"Born that way!" explained Bill—"mad from the start, and won't never do nothin' to get shut of it."
"Ahem—they never attack humans, I suppose?"
"Don't they?" said Johnny, as if surprised at such ignorance. "Why, humans is their favorite pastime! Humans is just pie to a Hydrophoby Skunk. It ain't really any fun to be bit by a Hydrophoby Skunk neither." He raised his coffee cup to his lips and imbibed deeply.
"Which you certainly said something then, Johnny," stated Bill. "You see," he went on, turning to us, "they aim to catch you asleep and they creep up right soft and take holt of you—take holt of a year usually—and clamp their teeth and just hang on for further orders. Some says they hang on till it thunders, same as snappin' turtles. But that's a lie, I judge, because there's weeks on a stretch down here when it don't thunder. All the cases I ever heard of they let go at sun-up."

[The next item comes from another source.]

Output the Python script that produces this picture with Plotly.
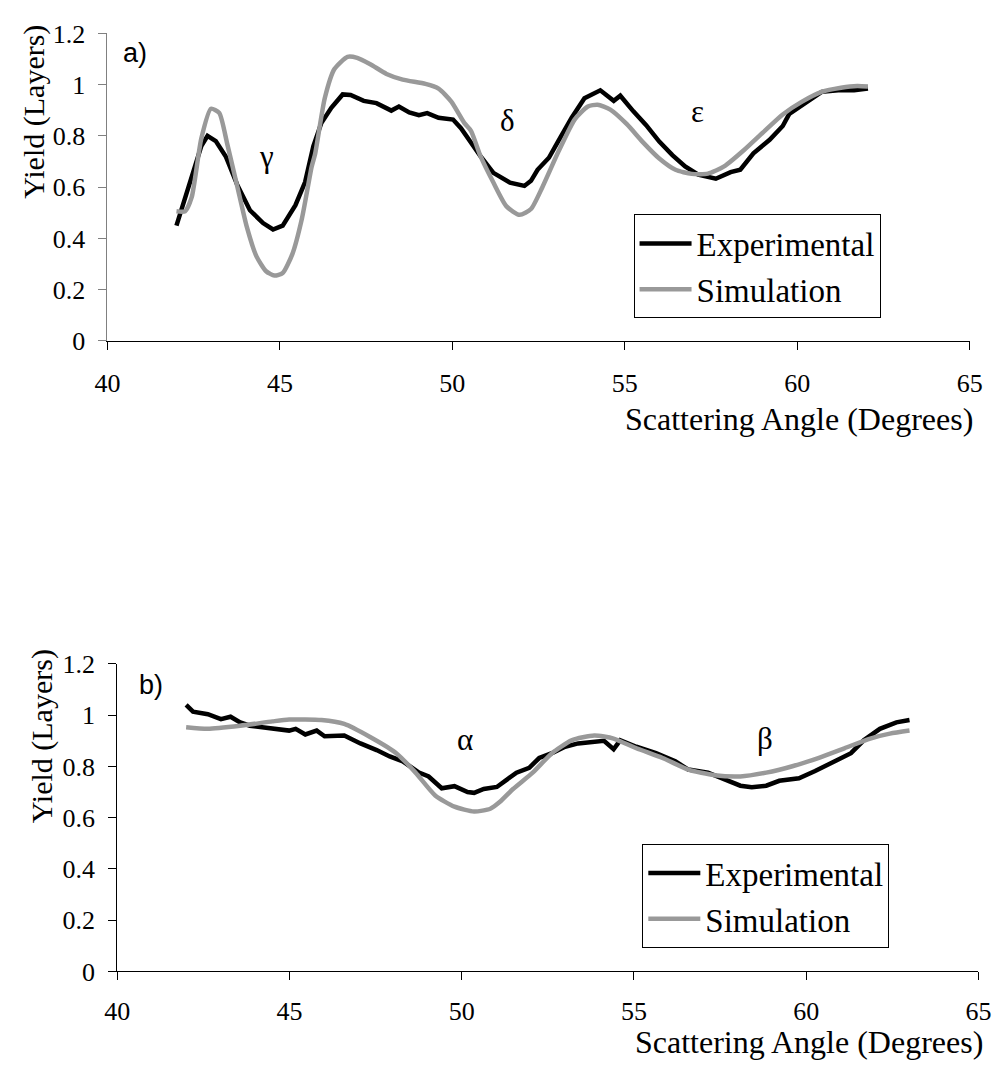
import plotly.graph_objects as go

# ---------------- data: panel a) ----------------
a_exp_x = [42.0, 42.44, 42.72, 42.9, 43.14, 43.43, 43.76, 44.13, 44.51, 44.8, 45.08, 45.45,
           45.73, 45.97, 46.2, 46.49, 46.82, 47.05, 47.43, 47.8, 48.23, 48.45, 48.75, 49.03,
           49.27, 49.6, 50.02, 50.25, 50.54, 50.82, 51.19, 51.67, 52.09, 52.28, 52.47, 52.8,
           53.08, 53.46, 53.83, 54.07, 54.29, 54.68, 54.87, 55.25, 55.62, 56.0, 56.38, 56.75,
           57.13, 57.64, 58.07, 58.35, 58.73, 59.2, 59.58, 59.77, 60.14, 60.71, 61.27, 61.65,
           62.05]
a_exp_y = [0.45, 0.64, 0.76, 0.80, 0.78, 0.72, 0.61, 0.51, 0.46, 0.435, 0.45, 0.53,
           0.62, 0.76, 0.85, 0.91, 0.962, 0.96, 0.937, 0.928, 0.899, 0.915, 0.892, 0.881,
           0.889, 0.871, 0.864, 0.83, 0.77, 0.72, 0.656, 0.618, 0.605, 0.625, 0.668, 0.715,
           0.782, 0.871, 0.947, 0.962, 0.978, 0.937, 0.957, 0.896, 0.842, 0.778, 0.725, 0.681,
           0.649, 0.633, 0.659, 0.668, 0.732, 0.785, 0.839, 0.886, 0.92, 0.972, 0.979, 0.978,
           0.985]

a_sim_x = [42.0, 42.25, 42.44, 42.72, 43.0, 43.24, 43.47, 43.76, 44.04, 44.32, 44.6, 44.84,
           45.08, 45.36, 45.64, 45.92, 46.02, 46.3, 46.58, 46.96, 47.24, 47.62, 48.09, 48.56,
           49.22, 49.6, 49.97, 50.35, 50.54, 50.82, 51.19, 51.57, 51.95, 52.28, 52.61, 53.08,
           53.55, 53.93, 54.21, 54.58, 55.06, 55.53, 56.0, 56.47, 56.94, 57.41, 57.88, 58.45,
           59.01, 59.58, 60.14, 60.71, 61.27, 61.74, 62.05]
a_sim_y = [0.506, 0.506, 0.56, 0.79, 0.906, 0.89, 0.77, 0.605, 0.445, 0.33, 0.272, 0.255,
           0.265, 0.339, 0.479, 0.68, 0.73, 0.947, 1.061, 1.109, 1.105, 1.08, 1.042, 1.02,
           1.003, 0.985, 0.934, 0.85, 0.82, 0.72, 0.618, 0.525, 0.492, 0.515, 0.6, 0.74,
           0.865, 0.915, 0.922, 0.903, 0.846, 0.775, 0.712, 0.668, 0.652, 0.653, 0.681, 0.744,
           0.814, 0.884, 0.934, 0.972, 0.988, 0.995, 0.993]

# ---------------- data: panel b) ----------------
b_exp_x = [42.0, 42.2, 42.63, 43.01, 43.29, 43.57, 43.85, 44.42, 44.99, 45.18, 45.46, 45.79,
           46.02, 46.59, 47.06, 47.53, 47.91, 48.29, 48.76, 49.04, 49.42, 49.79, 50.17, 50.36,
           50.64, 51.02, 51.59, 51.96, 52.25, 52.62, 53.0, 53.38, 53.75, 54.13, 54.41, 54.6,
           55.07, 55.64, 56.2, 56.58, 57.15, 57.71, 58.09, 58.42, 58.84, 59.22, 59.79, 60.26,
           60.73, 61.3, 61.67, 62.14, 62.62, 63.0]
b_exp_y = [1.04, 1.014, 1.004, 0.985, 0.994, 0.972, 0.959, 0.951, 0.94, 0.947, 0.925, 0.94,
           0.918, 0.921, 0.89, 0.864, 0.839, 0.82, 0.776, 0.761, 0.715, 0.723, 0.70, 0.697,
           0.712, 0.72, 0.776, 0.795, 0.833, 0.852, 0.877, 0.89, 0.896, 0.90, 0.867, 0.902,
           0.877, 0.852, 0.82, 0.788, 0.776, 0.744, 0.725, 0.719, 0.725, 0.744, 0.754, 0.782,
           0.814, 0.852, 0.902, 0.947, 0.972, 0.981]

b_sim_x = [42.0, 42.63, 43.57, 44.51, 44.99, 45.93, 46.59, 47.34, 48.1, 48.66, 49.23, 49.79,
           50.36, 50.83, 51.11, 51.49, 52.06, 52.62, 53.19, 53.85, 54.41, 55.07, 55.83, 56.58,
           57.34, 58.09, 58.84, 59.6, 60.35, 61.11, 61.86, 62.43, 63.0]
b_sim_y = [0.953, 0.947, 0.959, 0.976, 0.983, 0.981, 0.966, 0.915, 0.852, 0.776, 0.687, 0.643,
           0.624, 0.635, 0.662, 0.712, 0.776, 0.852, 0.902, 0.921, 0.909, 0.871, 0.833, 0.788,
           0.766, 0.761, 0.776, 0.801, 0.833, 0.871, 0.909, 0.928, 0.94]

x_ticks = [40, 45, 50, 55, 60, 65]
y_ticks = [0, 0.2, 0.4, 0.6, 0.8, 1.0, 1.2]
y_tick_text = ["0", "0.2", "0.4", "0.6", "0.8", "1", "1.2"]
series_names = ["Experimental", "Simulation"]
x_title = "Scattering Angle (Degrees)"
y_title = "Yield (Layers)"

W, H = 1007, 1075
SERIF = "Liberation Serif"
SANS = "Liberation Sans"
BLACK = "#000000"
GRAY = "#999999"


def px(v):
    return v / W


def py(v):
    return 1 - v / H


fig = go.Figure()

fig.add_trace(go.Scatter(x=a_exp_x, y=a_exp_y, mode="lines", name=series_names[0],
                         line=dict(color=BLACK, width=4.5), xaxis="x", yaxis="y", legend="legend"))
fig.add_trace(go.Scatter(x=a_sim_x, y=a_sim_y, mode="lines", name=series_names[1],
                         line=dict(color=GRAY, width=4.5, shape="spline", smoothing=0.6),
                         xaxis="x", yaxis="y", legend="legend"))
fig.add_trace(go.Scatter(x=b_exp_x, y=b_exp_y, mode="lines", name=series_names[0],
                         line=dict(color=BLACK, width=4.5), xaxis="x2", yaxis="y2", legend="legend2"))
fig.add_trace(go.Scatter(x=b_sim_x, y=b_sim_y, mode="lines", name=series_names[1],
                         line=dict(color=GRAY, width=4.5, shape="spline", smoothing=0.6),
                         xaxis="x2", yaxis="y2", legend="legend2"))

tick_font = dict(family=SERIF, size=26, color="black")


def xaxis(domain, anchor, standoff):
    return dict(domain=domain, anchor=anchor, range=[40, 65], tickvals=x_ticks,
                showline=True, linecolor="black", linewidth=1, ticks="outside",
                ticklen=8, tickcolor="black", tickwidth=1, showgrid=False, zeroline=False,
                tickfont=tick_font, ticklabelstandoff=standoff, fixedrange=True)


def yaxis(domain, anchor, color):
    return dict(domain=domain, anchor=anchor, range=[0, 1.2], tickvals=y_ticks,
                ticktext=y_tick_text, showline=True, linecolor=color, linewidth=1,
                ticks="outside", ticklen=8, tickcolor=color, tickwidth=1, showgrid=False,
                zeroline=False, tickfont=tick_font, ticklabelstandoff=8, fixedrange=True)


legend_common = dict(bgcolor="white", bordercolor="black", borderwidth=1,
                     font=dict(family=SERIF, size=33, color="black"), itemwidth=52,
                     xanchor="left", yanchor="top", tracegroupgap=0,
                     itemclick=False, itemdoubleclick=False)

fig.update_layout(
    width=W, height=H,
    margin=dict(l=0, r=0, t=0, b=0),
    paper_bgcolor="white", plot_bgcolor="white",
    showlegend=True,
    xaxis=xaxis([px(97), px(982)], "y", 11),
    yaxis=yaxis([py(336), py(20)], "x", "#808080"),
    xaxis2=xaxis([px(107), px(991)], "y2", 8),
    yaxis2=yaxis([py(984), py(668)], "x2", "black"),
    legend=dict(x=px(637), y=py(206), **legend_common),
    legend2=dict(x=px(646), y=py(853), **legend_common),
)

annotations = [
    # axis titles
    dict(x=px(988), y=py(416), text=x_title, xanchor="right", yanchor="middle",
         font=dict(family=SERIF, size=32, color="black")),
    dict(x=px(998), y=py(1057), text=x_title, xanchor="right", yanchor="middle",
         font=dict(family=SERIF, size=32, color="black")),
    dict(x=px(22), y=py(100), text=y_title, textangle=-90, xanchor="center", yanchor="middle",
         font=dict(family=SERIF, size=30, color="black")),
    dict(x=px(30), y=py(742), text=y_title, textangle=-90, xanchor="center", yanchor="middle",
         font=dict(family=SERIF, size=30, color="black")),
    # panel labels
    dict(x=px(125), y=py(40), text="a)", xanchor="center", yanchor="middle",
         font=dict(family=SANS, size=27, color="black")),
    dict(x=px(142), y=py(690), text="b)", xanchor="center", yanchor="middle",
         font=dict(family=SANS, size=27, color="black")),
]
greek = [("γ", 44.6, 0.72, "x", "y"), ("δ", 51.6, 0.86, "x", "y"), ("ε", 57.1, 0.895, "x", "y"),
         ("α", 50.1, 0.905, "x2", "y2"), ("β", 58.8, 0.91, "x2", "y2")]
for t, gx, gy, xr, yr in greek:
    annotations.append(dict(x=gx, y=gy, xref=xr, yref=yr, text=t, showarrow=False,
                            font=dict(family=SERIF, size=31, color="black")))
for a in annotations:
    a.setdefault("xref", "paper")
    a.setdefault("yref", "paper")
    a["showarrow"] = False
fig.update_layout(annotations=annotations)

# remove the default page margin so the figure fills the window exactly
fig.write_html("out.html", config={"displayModeBar": False},
               post_script="document.body.style.margin='0';document.body.style.overflow='hidden';")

"It is right painful at the time," said Johnny, taking up the thread of the narrative; "and then in nine days you go mad yourself. Remember that fellow the Hydrophoby Skunk bit down here by the rapids, Bill? Let's see now—what was that hombre's name?"
"Williams," supplied Bill—"Heck Williams. I saw him at Flagstaff when they took him there to the hospital. That guy certainly did carry on regardless. First he went mad and his eyes turned red, and he got so he didn't have no real use for water—well, them prospectors don't never care much about water anyway—and then he got to snappin' and bitin' and foamin' so's they had to strap him down to his bed. He got loose though."
"Broke loose, I suppose?" I said.
"No, he bit loose," said Bill with the air of one who would not deceive you even in a matter of small details.
"Do you mean to say he bit those leather straps in two?"
"No, sir; he couldn't reach them," explained Bill, "so he bit the bed in two. Not in one bite, of course," he went on. "It took him several. I saw him after he was laid out. He really wasn't no credit to himself as a corpse."